P.S. - almost forgot... Yes. Use the ups if they aren't dangerously uppy. Run any iffy decisions through trusted others before committing, though.
 
To me, it seems as if you are describing symptoms that I tend to experience. In my case, it is due to low grade bipolar (requiring careful self management, not medication).

In my case, it gets much, much worse when under stress, and follows predictable seasonal/weather cycles (I can predict my mood using weather forecasts :) ).

I can self-manage by a) knowing the cycles, b) being very careful at certain times in the cycle, c) leveling out via a meditation practice, d) light therapy, e) always having something to do that I want to do even when "down" (in my case, I finger harp strings).

My daughter is using an ADHD medication (don't know which one) for similar issues. She is very pleased with the results - it is working for her.
Interesting. I would rule out bipolar for myself because I don't feel like my mood is affected. Just my ability to focus and my energy level.

Thanks for your input!
 
I have high energy/low energy cycles as well. They seem to coinside largely with the extroversion/introversion cycles. High energy and higher extroversion typically going together and lower energy and higher introversion typically going together. The high energy phase does seem to affect mood seeing as how there are frequent bouts of euphoric mood during these phases. The low energy phases; however, do  not necessarily involve depression and I can often enjoy doing a lot of research during these phases.
 
I am mostly okay in the mornings, alert, my brain and body work well, I can get things done at a moderate pace.

By the afternoon this is all gone. I am tired, sleepy, cannot do any task that requires actual brain work, only mild physical stuff.

If I don’t rest in the afternoons, I can “crash” into exhaustion and increased pain that could last for weeks. This is mostly due to the chronic illness I live with.

But I have been interested to learn throughout the years of reading forum posts that aspies do seem to have inconsistent levels of performance across skills (of course) and across time.
 
Do you also experience these strong ups and downs when working on long-term projects?
For me this is with short term projects as well. There's a couple of different factors that come in to play and they seem to affect my overall level of intelligence along with everything else.

Sleep is the most obvious issue. Poor sleep dramatically affects my performance and getting unbroken sleep is incredibly important to me. One of the things that turned me away from alcohol is that it always meant I had to keep waking up during the night to go for a wee. Unbroken sleep was far more important to me than alcohol.

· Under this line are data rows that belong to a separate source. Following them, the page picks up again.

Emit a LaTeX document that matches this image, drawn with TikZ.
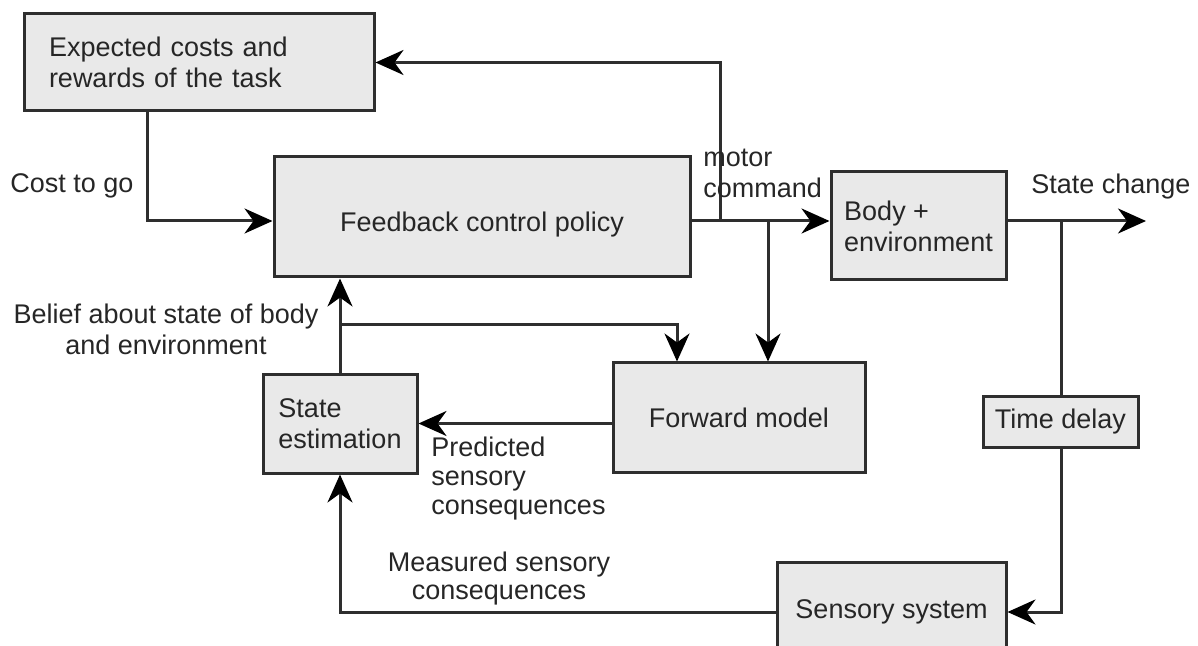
\documentclass[tikz,border=0pt]{standalone}
\usepackage{fontspec}
\setmainfont{Liberation Sans}
\usetikzlibrary{arrows.meta,calc}
\definecolor{boxfill}{HTML}{E9E9E9}
\definecolor{linecol}{HTML}{2E2E2E}
\definecolor{txtcol}{HTML}{262626}
\begin{document}
\begin{tikzpicture}[x=0.5pt,y=-0.5pt,
  font=\fontsize{13.5pt}{15.5pt}\selectfont,
  box/.style={draw=linecol, fill=boxfill, line width=1.5pt, text=txtcol, inner sep=0pt, align=left},
  lbl/.style={text=txtcol, inner sep=0pt},
  arr/.style={draw=linecol, line width=1.5pt, -{Stealth[length=14pt,width=12.5pt,inset=4.5pt,color=black]}},
  ln/.style={draw=linecol, line width=1.5pt}]
\useasboundingbox (0,0) rectangle (1198,646);

% boxes
\node[box, minimum width=175pt, minimum height=48.5pt, inner xsep=12.5pt, text width=150pt] (exp) at (199,62.5) {Expected costs and\\rewards of the task};
\node[box, minimum width=208pt, minimum height=60pt, align=center, text height=17.5pt] (fb) at (482,217) {Feedback control policy};
\node[box, minimum width=87.5pt, minimum height=54pt] (body) at (918.5,226) {Body +\\environment};
\node[box, minimum width=77pt, minimum height=49.5pt] (state) at (340,423.5) {State\\estimation};
\node[box, minimum width=126pt, minimum height=54.5pt, align=center] (fwd) at (739,417.5) {Forward model};
\node[box, minimum width=77.5pt, minimum height=25.5pt, align=center] (delay) at (1060.5,421.5) {Time delay};
\node[box, minimum width=114.5pt, minimum height=50pt, align=center] (sens) at (891.5,612) {Sensory system};

% coordinates
\coordinate (m) at ([yshift=-2pt]fb.east);
\coordinate (j1) at (720,221);
\coordinate (j2) at (768,221);
\coordinate (j3) at (1061,221);
\coordinate (j4) at (340,325);
\coordinate (sc) at (1146,221);

% connectors
\draw[arr] ([xshift=-26pt]exp.south) |- (m -| fb.west);
\draw[arr] (m) -- (m -| body.west);
\draw[arr] (j1) |- (exp.east);
\draw[arr] (j2) -- (j2 |- fwd.north);
\draw[arr] (body.east |- m) -- (sc);
\draw[ln] (j3) -- (j3 |- delay.north);
\draw[arr] (j3 |- delay.south) |- (sens.east);
\draw[arr] (sens.west) -| (state.south);
\draw[arr] (state.north) -- (state.north |- fb.south);
\draw[arr] (j4) -| ([xshift=-31pt]fwd.north);
\draw[arr] (fwd.west |- state.east) -- (state.east);

% labels
\node[lbl, anchor=west] (cost) at (10,186) {Cost to go};
\node[lbl, anchor=west, align=left] (motor) at (703,173) {motor\\command};
\node[lbl, anchor=west] (schange) at (1031,187) {State change};
\node[lbl, align=center] (belief) at (166,329) {Belief about state of body\\and environment};
\node[lbl, anchor=west, align=left, font=\fontsize{13.5pt}{14.5pt}\selectfont] (pred) at (431,479) {Predicted\\sensory\\consequences};
\node[lbl, align=center, font=\fontsize{13.5pt}{14pt}\selectfont] (meas) at (499,579) {Measured sensory\\consequences};
\end{tikzpicture}
\end{document}
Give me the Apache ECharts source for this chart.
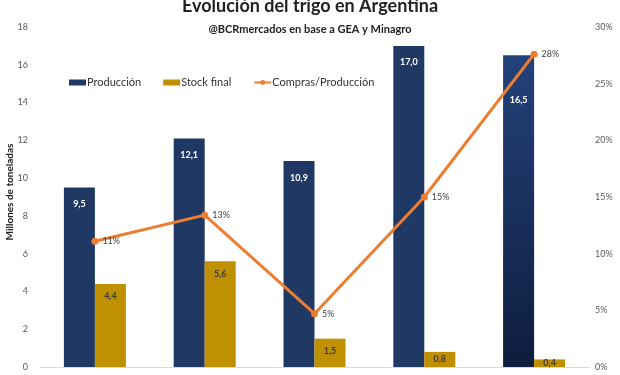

General happiness is the other thing for me. As long as I'm enjoying myself I'm capable of almost anything, but if I become stressed the wheels fall off of that pretty quickly.

Both of those issues also dramatically affect my sensitivities, my tolerance for how much I can cope with in a day.
 
My mental/thinking capacity depends on one thing only - how much sleep I got. My emotional capacity is a crapshoot.

In the book series, The Stormlight Archive, there is a character blessed/cursed with a mental capacity that changes every day. He can be a genius one day and a drooling idiot the next - or anything in between. His aides have to give him an IQ test every morning to see what they are dealing with and what he's allowed to do.

I feel like I need to give myself that kind of emotional test every day, and then make a checklist of things that I'm not allowed to do. E.g., "Today, I am very irritable. I'm not allowed to respond to emails today, and verbal answers to questions should be as short as possible."
 
For me you're describing my clinical depression. When my energy and attitude ebbs and flows like the tide. Though when I think long term projects, I realize as an adult they were all relatively short term projects, where time would always intercede and save me from being swallowed up by depression.

Had I had such long term projects, they wouldn't bode well for me.

With short term projects, I tended to be able to see their completion on my horizon, and somehow was able to soldier on. When perseverance could pay off.